Cet article a été rédigé à mi-parcours du projet à l’automne 2023.
Qu’est-ce que «V2X-Suisse»?
Le projet de recherche limité dans le temps s’est déroulé de manière opérationnelle de l’automne 2022 au printemps 2024. 50 voitures électriques bidirectionnelles Honda ont été intégrées à l’exploitation normale de car sharing de Mobility. Il s’agissait du premier test à grande échelle avec des voitures électriques à chargement bidirectionnel en Suisse. Il devait montrer comment cette technologie peut rompre les pics de charge du réseau électrique et comment les emplacements dotés d’installations photovoltaïques peuvent optimiser leur consommation. Il s’agissait en outre d’analyser le potentiel économique des véhicules bidirectionnels en Suisse et de tester la concurrence entre les clients potentiels de flexibilité aux trois niveaux du réseau (Swissgrid, gestionnaires de réseau de distribution et regroupement pour la consommation propre).
Le rapport final sera publié en été 2024 sur ARAMIS (la base de données de recherche de l’administration fédérale). ARAMIS - La base de données de recherche de l’administration fédérale - page d’accueil (admin.ch)
Conclusion: le projet a démontré la faisabilité technique et a donné un élan à la technologie bidirectionnelle. Il a montré qu’en plus du V2H (Vehicle-to-Home) qui a fait ses preuves, le V2G (Vehicle-to-Grid) fonctionne aussi techniquement, tant au niveau du réseau que du système. Mais une exploitation économique pour une entreprise de car sharing n’est pas encore rentable à l’heure actuelle.

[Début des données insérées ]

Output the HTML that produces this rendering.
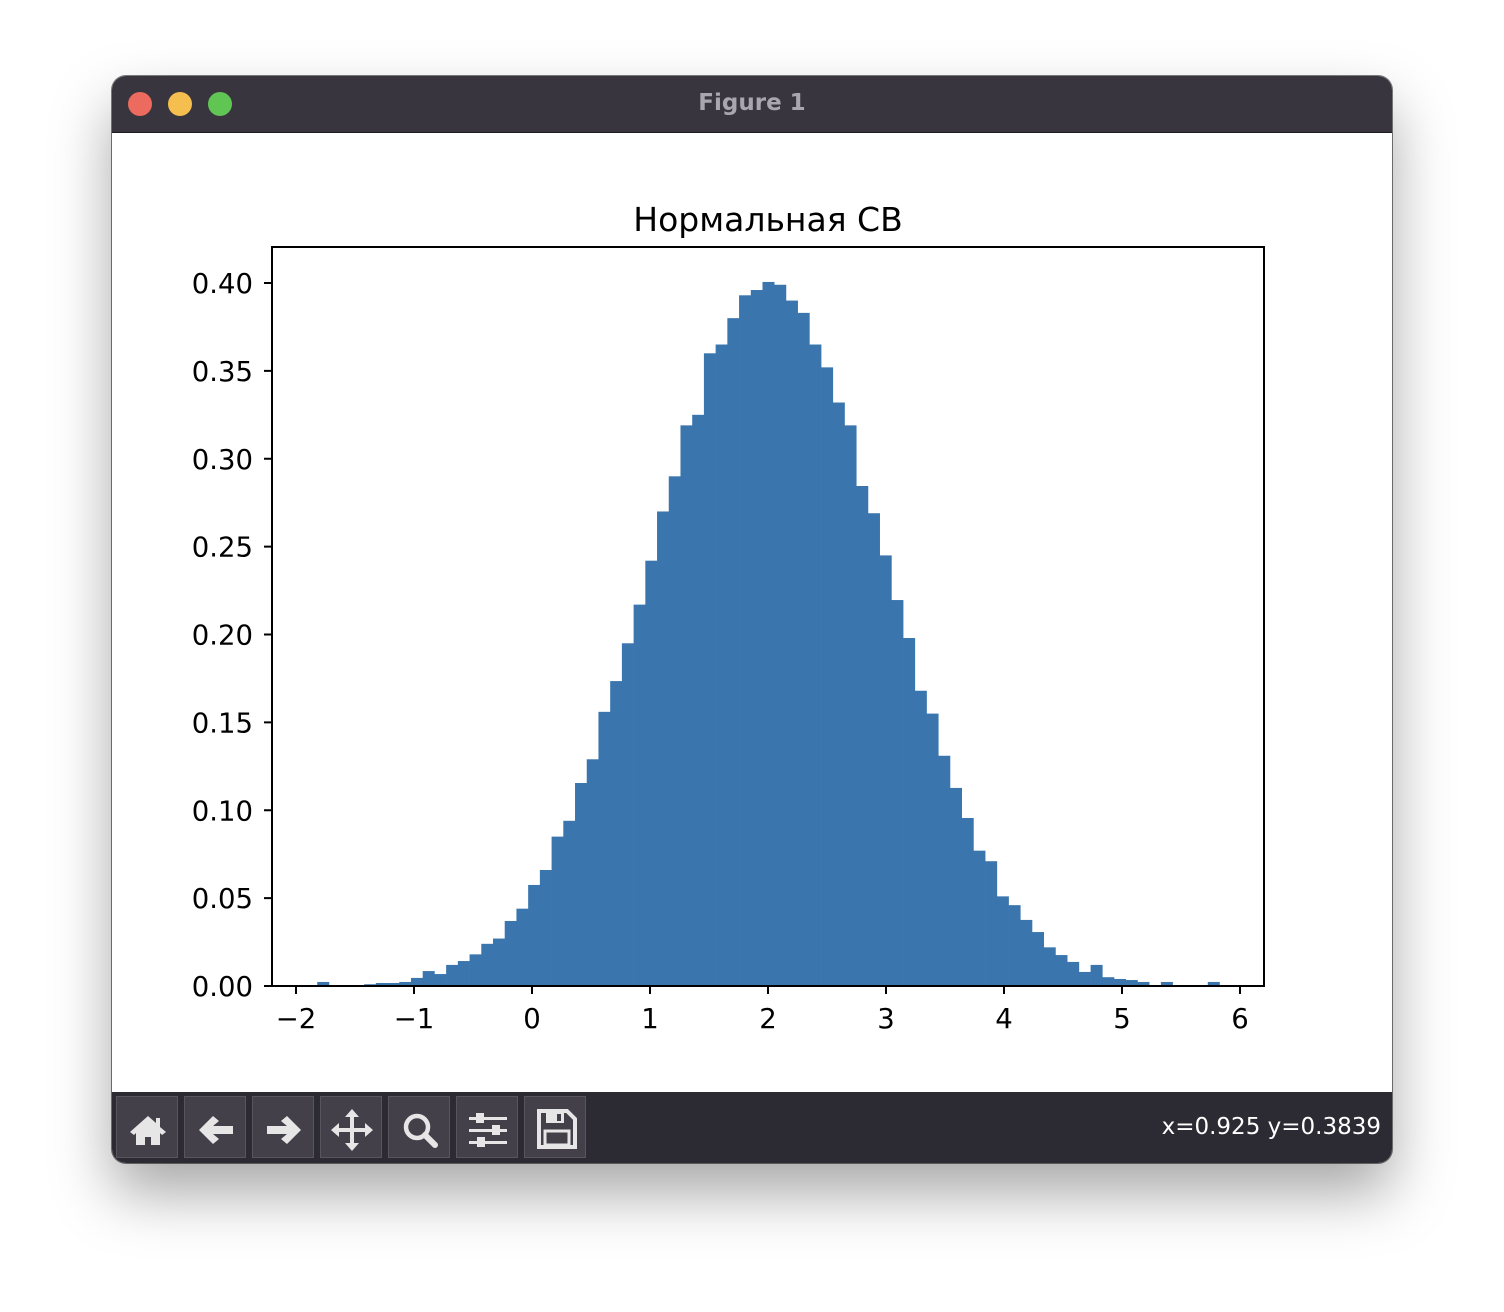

Outre Mobility, les entreprises suivantes ont participé au projet: le constructeur automobile Honda, la plateforme logicielle sun2wheel, le développeur de stations de recharge EVTEC, l’agrégateur tiko, ainsi que novatlantis en tant que collaborateur scientifique (en collaboration avec l’ETH Zurich). Le projet est soutenu par le programme pilote et de démonstration de l’Office fédéral de l’énergie OFEN.